• **The request**
Set all the material down again unchanged, without the pictures.

• **Recorded information**

= = = = = = =

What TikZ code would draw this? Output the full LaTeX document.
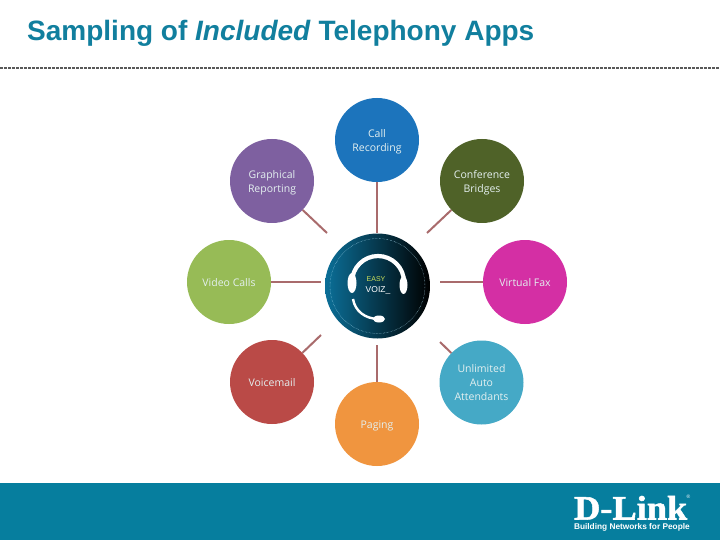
\documentclass[tikz,border=0pt]{standalone}
\usepackage{fontspec}
\setmainfont{Liberation Sans}
\newfontfamily\labelfont{Open Sans}
\newfontfamily\logofont[FakeStretch=1.07,FakeBold=1.5]{Liberation Serif}
\definecolor{titleblue}{HTML}{117F9E}
\definecolor{bandblue}{HTML}{067E9E}
\definecolor{linkred}{HTML}{A96B6C}
\definecolor{cCall}{HTML}{1C74BC}
\definecolor{cConf}{HTML}{4F6228}
\definecolor{cFax}{HTML}{D42FA4}
\definecolor{cAuto}{HTML}{45A9C6}
\definecolor{cPage}{HTML}{F0953F}
\definecolor{cMail}{HTML}{BA4A47}
\definecolor{cVideo}{HTML}{97BB56}
\definecolor{cGraph}{HTML}{7E60A0}
\definecolor{hubblue}{HTML}{0B6F98}
\definecolor{hubmid}{HTML}{07405A}
\definecolor{labeltint}{HTML}{E4F0F0}
\newcommand{\applabel}[1]{\vbox{\vskip3pt\hbox{\begin{tabular}{@{}c@{}}#1\end{tabular}}}}
\tikzset{
  app/.style={circle,minimum size=84pt,inner sep=0pt,text=labeltint,
    font=\labelfont\fontsize{10.5}{14}\selectfont},
  link/.style={draw=linkred,line width=2pt},
}
\begin{document}
\begin{tikzpicture}[x=1pt,y=-1pt]
\useasboundingbox (0,0) rectangle (720,540);
\fill[white] (0,0) rectangle (720,540);
\node[anchor=base west,inner sep=0pt,text=titleblue,font=\fontsize{28}{32}\selectfont\bfseries] (title) at (27,40.5) {Sampling of \textit{Included} Telephony Apps};
\coordinate (ruleL) at (0,68);
\coordinate (ruleR) at (720,68);
\draw[line width=1.1pt,black!65,dash pattern=on 3pt off 1pt] (ruleL) -- (ruleR);
\fill[bandblue] (0,483) rectangle (720,540);

\node[app,fill=cCall] (call) at (377,140) {\applabel{Call\\Recording}};
\node[app,fill=cConf] (conf) at (482,181) {\applabel{Conference\\Bridges}};
\node[app,fill=cFax] (fax) at (525,282) {\applabel{Virtual Fax}};
\node[app,fill=cAuto] (auto) at (481.5,382.5) {\applabel{Unlimited\\Auto\\Attendants}};
\node[app,fill=cPage] (page) at (377,424) {\applabel{Paging}};
\node[app,fill=cMail] (mail) at (272,382) {\applabel{Voicemail}};
\node[app,fill=cVideo] (video) at (229,282) {\applabel{Video Calls}};
\node[app,fill=cGraph] (graph) at (272,181) {\applabel{Graphical\\Reporting}};

\node[circle,minimum size=105pt,inner sep=0pt,left color=hubblue,middle color=hubmid,right color=black] (hub) at (377.5,286) {};
\draw[white!70!cyan,line width=.4pt,densely dotted] (hub.center) circle (47.5);
% headset
\draw[white,line width=4.2pt] (352,282) arc[start angle=180,end angle=360,radius=26];
\fill[white] (352,283) ellipse (4.5 and 10);
\fill[white] (403.5,285) ellipse (4 and 9);
\draw[white,line width=2.4pt] (353,299) .. controls (355,311) and (365,319) .. (379,319);
\fill[white] (379,319) ellipse (6 and 3.5);
\node[inner sep=0pt,text={rgb,255:red,205;green,225;blue,90},font=\fontsize{7}{7}\selectfont] (easy) at (376,279) {EASY};
\node[inner sep=0pt,text=white,font=\fontsize{8.5}{9}\selectfont] (voiz) at (378,290) {VOIZ\_};

\coordinate (endCall) at (377,232.5);
\coordinate (endPage) at (377,345);
\coordinate (endVideo) at (321,282);
\coordinate (endFax) at (440,282);
\coordinate (endGraph) at (327,233);
\coordinate (endConf) at (427,233);
\coordinate (endMail) at (321,335);
\coordinate (endAuto) at (440,342);
\draw[link] (call) -- (endCall);
\draw[link] (page) -- (endPage);
\draw[link] (video) -- (endVideo);
\draw[link] (fax) -- (endFax);
\draw[link] (graph) -- (endGraph);
\draw[link] (conf) -- (endConf);
\draw[link] (mail) -- (endMail);
\draw[link] (auto) -- (endAuto);

\node[anchor=base east,inner sep=0pt,text=white,font=\logofont\bfseries\fontsize{34}{34}\selectfont] (logo) at (687.5,519.5) {D-Link};
\node[inner sep=0pt,text=white,font=\fontsize{5}{5}\selectfont] (reg) at (688.5,497) {®};
\node[anchor=base east,inner sep=0pt,text=white,font=\bfseries\fontsize{8.3}{9}\selectfont] (tag) at (690,529.5) {Building Networks for People};
\end{tikzpicture}
\end{document}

= = = = = = =

• **Exercise solution**
What TikZ code would draw this? Output the full LaTeX document.
\documentclass[tikz,border=0pt]{standalone}
\usepackage{fontspec}
\setmainfont{Liberation Sans}
\newfontfamily\labelfont{Open Sans}
\newfontfamily\logofont[FakeStretch=1.07,FakeBold=1.5]{Liberation Serif}
\definecolor{titleblue}{HTML}{117F9E}
\definecolor{bandblue}{HTML}{067E9E}
\definecolor{linkred}{HTML}{A96B6C}
\definecolor{cCall}{HTML}{1C74BC}
\definecolor{cConf}{HTML}{4F6228}
\definecolor{cFax}{HTML}{D42FA4}
\definecolor{cAuto}{HTML}{45A9C6}
\definecolor{cPage}{HTML}{F0953F}
\definecolor{cMail}{HTML}{BA4A47}
\definecolor{cVideo}{HTML}{97BB56}
\definecolor{cGraph}{HTML}{7E60A0}
\definecolor{hubblue}{HTML}{0B6F98}
\definecolor{hubmid}{HTML}{07405A}
\definecolor{labeltint}{HTML}{E4F0F0}
\newcommand{\applabel}[1]{\vbox{\vskip3pt\hbox{\begin{tabular}{@{}c@{}}#1\end{tabular}}}}
\tikzset{
  app/.style={circle,minimum size=84pt,inner sep=0pt,text=labeltint,
    font=\labelfont\fontsize{10.5}{14}\selectfont},
  link/.style={draw=linkred,line width=2pt},
}
\begin{document}
\begin{tikzpicture}[x=1pt,y=-1pt]
\useasboundingbox (0,0) rectangle (720,540);
\fill[white] (0,0) rectangle (720,540);
\node[anchor=base west,inner sep=0pt,text=titleblue,font=\fontsize{28}{32}\selectfont\bfseries] (title) at (27,40.5) {Sampling of \textit{Included} Telephony Apps};
\coordinate (ruleL) at (0,68);
\coordinate (ruleR) at (720,68);
\draw[line width=1.1pt,black!65,dash pattern=on 3pt off 1pt] (ruleL) -- (ruleR);
\fill[bandblue] (0,483) rectangle (720,540);

\node[app,fill=cCall] (call) at (377,140) {\applabel{Call\\Recording}};
\node[app,fill=cConf] (conf) at (482,181) {\applabel{Conference\\Bridges}};
\node[app,fill=cFax] (fax) at (525,282) {\applabel{Virtual Fax}};
\node[app,fill=cAuto] (auto) at (481.5,382.5) {\applabel{Unlimited\\Auto\\Attendants}};
\node[app,fill=cPage] (page) at (377,424) {\applabel{Paging}};
\node[app,fill=cMail] (mail) at (272,382) {\applabel{Voicemail}};
\node[app,fill=cVideo] (video) at (229,282) {\applabel{Video Calls}};
\node[app,fill=cGraph] (graph) at (272,181) {\applabel{Graphical\\Reporting}};

\node[circle,minimum size=105pt,inner sep=0pt,left color=hubblue,middle color=hubmid,right color=black] (hub) at (377.5,286) {};
\draw[white!70!cyan,line width=.4pt,densely dotted] (hub.center) circle (47.5);
% headset
\draw[white,line width=4.2pt] (352,282) arc[start angle=180,end angle=360,radius=26];
\fill[white] (352,283) ellipse (4.5 and 10);
\fill[white] (403.5,285) ellipse (4 and 9);
\draw[white,line width=2.4pt] (353,299) .. controls (355,311) and (365,319) .. (379,319);
\fill[white] (379,319) ellipse (6 and 3.5);
\node[inner sep=0pt,text={rgb,255:red,205;green,225;blue,90},font=\fontsize{7}{7}\selectfont] (easy) at (376,279) {EASY};
\node[inner sep=0pt,text=white,font=\fontsize{8.5}{9}\selectfont] (voiz) at (378,290) {VOIZ\_};

\coordinate (endCall) at (377,232.5);
\coordinate (endPage) at (377,345);
\coordinate (endVideo) at (321,282);
\coordinate (endFax) at (440,282);
\coordinate (endGraph) at (327,233);
\coordinate (endConf) at (427,233);
\coordinate (endMail) at (321,335);
\coordinate (endAuto) at (440,342);
\draw[link] (call) -- (endCall);
\draw[link] (page) -- (endPage);
\draw[link] (video) -- (endVideo);
\draw[link] (fax) -- (endFax);
\draw[link] (graph) -- (endGraph);
\draw[link] (conf) -- (endConf);
\draw[link] (mail) -- (endMail);
\draw[link] (auto) -- (endAuto);

\node[anchor=base east,inner sep=0pt,text=white,font=\logofont\bfseries\fontsize{34}{34}\selectfont] (logo) at (687.5,519.5) {D-Link};
\node[inner sep=0pt,text=white,font=\fontsize{5}{5}\selectfont] (reg) at (688.5,497) {®};
\node[anchor=base east,inner sep=0pt,text=white,font=\bfseries\fontsize{8.3}{9}\selectfont] (tag) at (690,529.5) {Building Networks for People};
\end{tikzpicture}
\end{document}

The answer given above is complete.